The exercise:
Answer with one number: how many lines hold the string "React".

Provided material:
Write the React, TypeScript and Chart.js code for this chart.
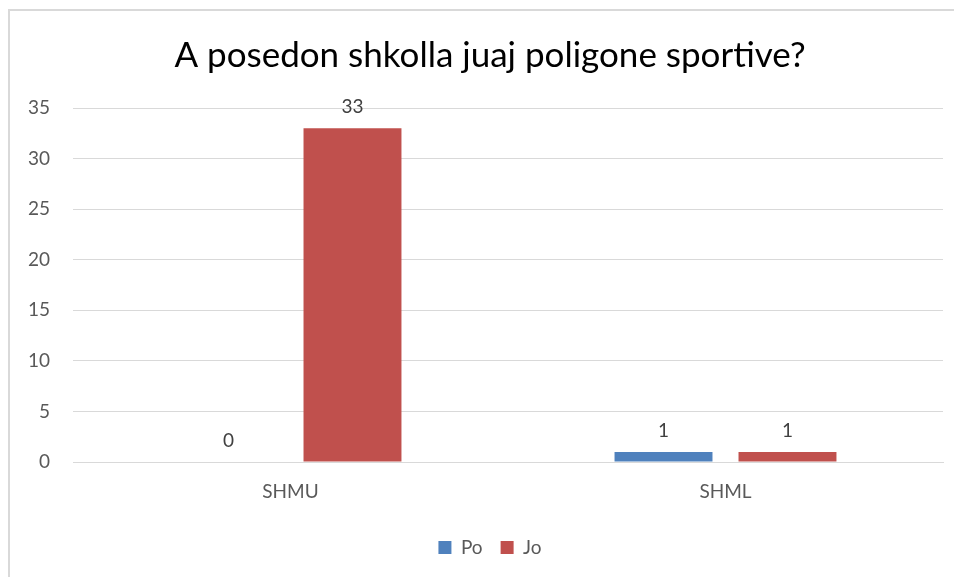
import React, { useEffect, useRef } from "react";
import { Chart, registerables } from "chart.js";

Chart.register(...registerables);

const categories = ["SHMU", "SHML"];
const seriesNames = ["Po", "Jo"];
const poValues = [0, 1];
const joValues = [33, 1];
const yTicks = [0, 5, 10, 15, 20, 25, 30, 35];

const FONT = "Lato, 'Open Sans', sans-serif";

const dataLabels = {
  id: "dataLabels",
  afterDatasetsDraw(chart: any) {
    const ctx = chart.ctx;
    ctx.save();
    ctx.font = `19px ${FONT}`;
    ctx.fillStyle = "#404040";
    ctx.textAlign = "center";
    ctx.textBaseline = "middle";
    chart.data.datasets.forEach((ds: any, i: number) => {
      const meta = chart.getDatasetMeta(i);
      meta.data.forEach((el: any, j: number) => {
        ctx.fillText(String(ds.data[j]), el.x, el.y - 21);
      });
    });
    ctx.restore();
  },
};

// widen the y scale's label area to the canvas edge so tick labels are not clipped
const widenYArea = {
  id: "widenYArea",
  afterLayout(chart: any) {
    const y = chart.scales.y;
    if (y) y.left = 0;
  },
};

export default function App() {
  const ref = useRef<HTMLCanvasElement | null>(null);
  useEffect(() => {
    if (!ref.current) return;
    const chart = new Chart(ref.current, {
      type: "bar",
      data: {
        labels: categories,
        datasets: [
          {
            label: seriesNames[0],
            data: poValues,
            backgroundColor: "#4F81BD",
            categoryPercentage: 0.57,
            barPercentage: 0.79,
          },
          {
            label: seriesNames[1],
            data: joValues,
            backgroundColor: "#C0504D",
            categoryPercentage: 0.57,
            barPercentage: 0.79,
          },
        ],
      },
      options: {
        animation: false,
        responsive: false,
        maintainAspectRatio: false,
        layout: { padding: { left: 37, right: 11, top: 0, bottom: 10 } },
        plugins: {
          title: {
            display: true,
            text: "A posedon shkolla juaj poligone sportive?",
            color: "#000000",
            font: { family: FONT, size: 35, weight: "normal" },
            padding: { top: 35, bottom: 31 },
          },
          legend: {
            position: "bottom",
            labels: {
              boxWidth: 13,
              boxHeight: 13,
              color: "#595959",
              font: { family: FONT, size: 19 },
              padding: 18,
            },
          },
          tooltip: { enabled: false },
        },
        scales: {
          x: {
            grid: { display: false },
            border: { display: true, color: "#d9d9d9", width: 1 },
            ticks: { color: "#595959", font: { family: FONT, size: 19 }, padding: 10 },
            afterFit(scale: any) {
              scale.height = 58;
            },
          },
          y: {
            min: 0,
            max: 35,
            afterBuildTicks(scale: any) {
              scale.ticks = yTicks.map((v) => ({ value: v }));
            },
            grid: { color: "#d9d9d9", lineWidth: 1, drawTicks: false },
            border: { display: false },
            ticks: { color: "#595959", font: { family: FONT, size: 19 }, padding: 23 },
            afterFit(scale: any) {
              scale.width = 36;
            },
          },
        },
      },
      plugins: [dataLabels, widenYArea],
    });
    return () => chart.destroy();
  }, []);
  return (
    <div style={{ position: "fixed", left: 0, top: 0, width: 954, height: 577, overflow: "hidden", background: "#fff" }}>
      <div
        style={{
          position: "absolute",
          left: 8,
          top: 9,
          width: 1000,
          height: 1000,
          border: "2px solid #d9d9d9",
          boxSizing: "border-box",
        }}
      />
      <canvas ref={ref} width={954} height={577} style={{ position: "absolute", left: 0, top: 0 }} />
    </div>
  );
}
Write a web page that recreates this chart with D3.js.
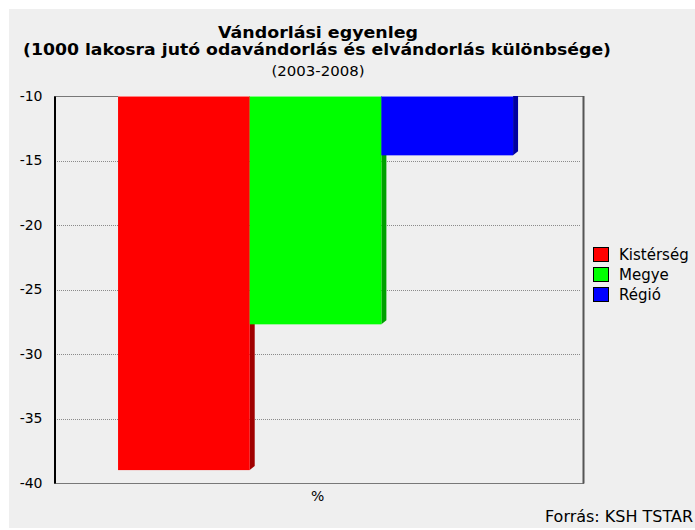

Task answer:
2